[start DATA]
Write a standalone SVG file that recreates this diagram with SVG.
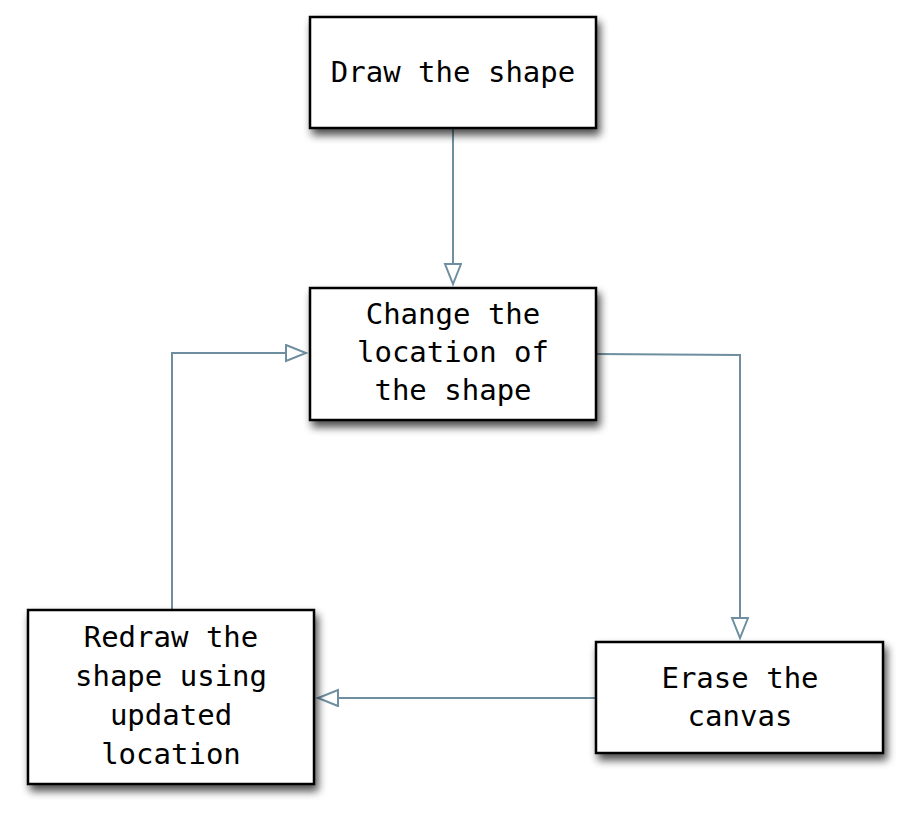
<svg xmlns="http://www.w3.org/2000/svg" width="909" height="821" viewBox="0 0 909 821">
<style>
.box{fill:#fff;stroke:#000;stroke-width:2.5;filter:url(#sh)}
.t{font-family:"DejaVu Sans Mono","Liberation Mono",monospace;font-size:29px;fill:#000;text-anchor:middle}
.c{fill:none;stroke:#6f8fa0;stroke-width:2}
</style>
<defs>
<filter id="sh" x="-10%" y="-10%" width="125%" height="135%">
<feGaussianBlur in="SourceAlpha" stdDeviation="4"/>
<feOffset dx="3" dy="6" result="b"/>
<feComponentTransfer><feFuncA type="linear" slope="0.7"/></feComponentTransfer>
<feMerge><feMergeNode/><feMergeNode in="SourceGraphic"/></feMerge>
</filter>
<marker id="ah" markerWidth="24" markerHeight="20" refX="21" refY="9" orient="auto" markerUnits="userSpaceOnUse">
<path d="M1,1 L21,9 L1,17 Z" fill="#fff" stroke="#6f8fa0" stroke-width="2"/>
</marker>
</defs>
<rect width="909" height="821" fill="#fff"/>
<g id="connectors">
<path class="c" d="M453,129 V284" marker-end="url(#ah)"/>
<path class="c" d="M597,354 L740,355 V638" marker-end="url(#ah)"/>
<path class="c" d="M596,698 H318" marker-end="url(#ah)"/>
<path class="c" d="M172,609 V353 H306" marker-end="url(#ah)"/>
</g>
<g id="draw">
<rect class="box" x="310" y="17" width="286" height="111"/>
<text class="t" x="453" y="82">Draw the shape</text>
</g>
<g id="change">
<rect class="box" x="310" y="288" width="286" height="132"/>
<text class="t" x="453" y="324">Change the</text>
<text class="t" x="453" y="362">location of</text>
<text class="t" x="453" y="400">the shape</text>
</g>
<g id="redraw">
<rect class="box" x="28" y="610" width="286" height="174"/>
<text class="t" x="171" y="647">Redraw the</text>
<text class="t" x="171" y="686">shape using</text>
<text class="t" x="171" y="725">updated</text>
<text class="t" x="171" y="764">location</text>
</g>
<g id="erase">
<rect class="box" x="596" y="642" width="287" height="111"/>
<text class="t" x="740" y="688">Erase the</text>
<text class="t" x="740" y="726">canvas</text>
</g>
</svg>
[end DATA]
Write out the whole listing again, exactly, with no pictures.

### [WRITTEN SOLUTION]
Write a standalone SVG file that recreates this diagram with SVG.
<svg xmlns="http://www.w3.org/2000/svg" width="909" height="821" viewBox="0 0 909 821">
<style>
.box{fill:#fff;stroke:#000;stroke-width:2.5;filter:url(#sh)}
.t{font-family:"DejaVu Sans Mono","Liberation Mono",monospace;font-size:29px;fill:#000;text-anchor:middle}
.c{fill:none;stroke:#6f8fa0;stroke-width:2}
</style>
<defs>
<filter id="sh" x="-10%" y="-10%" width="125%" height="135%">
<feGaussianBlur in="SourceAlpha" stdDeviation="4"/>
<feOffset dx="3" dy="6" result="b"/>
<feComponentTransfer><feFuncA type="linear" slope="0.7"/></feComponentTransfer>
<feMerge><feMergeNode/><feMergeNode in="SourceGraphic"/></feMerge>
</filter>
<marker id="ah" markerWidth="24" markerHeight="20" refX="21" refY="9" orient="auto" markerUnits="userSpaceOnUse">
<path d="M1,1 L21,9 L1,17 Z" fill="#fff" stroke="#6f8fa0" stroke-width="2"/>
</marker>
</defs>
<rect width="909" height="821" fill="#fff"/>
<g id="connectors">
<path class="c" d="M453,129 V284" marker-end="url(#ah)"/>
<path class="c" d="M597,354 L740,355 V638" marker-end="url(#ah)"/>
<path class="c" d="M596,698 H318" marker-end="url(#ah)"/>
<path class="c" d="M172,609 V353 H306" marker-end="url(#ah)"/>
</g>
<g id="draw">
<rect class="box" x="310" y="17" width="286" height="111"/>
<text class="t" x="453" y="82">Draw the shape</text>
</g>
<g id="change">
<rect class="box" x="310" y="288" width="286" height="132"/>
<text class="t" x="453" y="324">Change the</text>
<text class="t" x="453" y="362">location of</text>
<text class="t" x="453" y="400">the shape</text>
</g>
<g id="redraw">
<rect class="box" x="28" y="610" width="286" height="174"/>
<text class="t" x="171" y="647">Redraw the</text>
<text class="t" x="171" y="686">shape using</text>
<text class="t" x="171" y="725">updated</text>
<text class="t" x="171" y="764">location</text>
</g>
<g id="erase">
<rect class="box" x="596" y="642" width="287" height="111"/>
<text class="t" x="740" y="688">Erase the</text>
<text class="t" x="740" y="726">canvas</text>
</g>
</svg>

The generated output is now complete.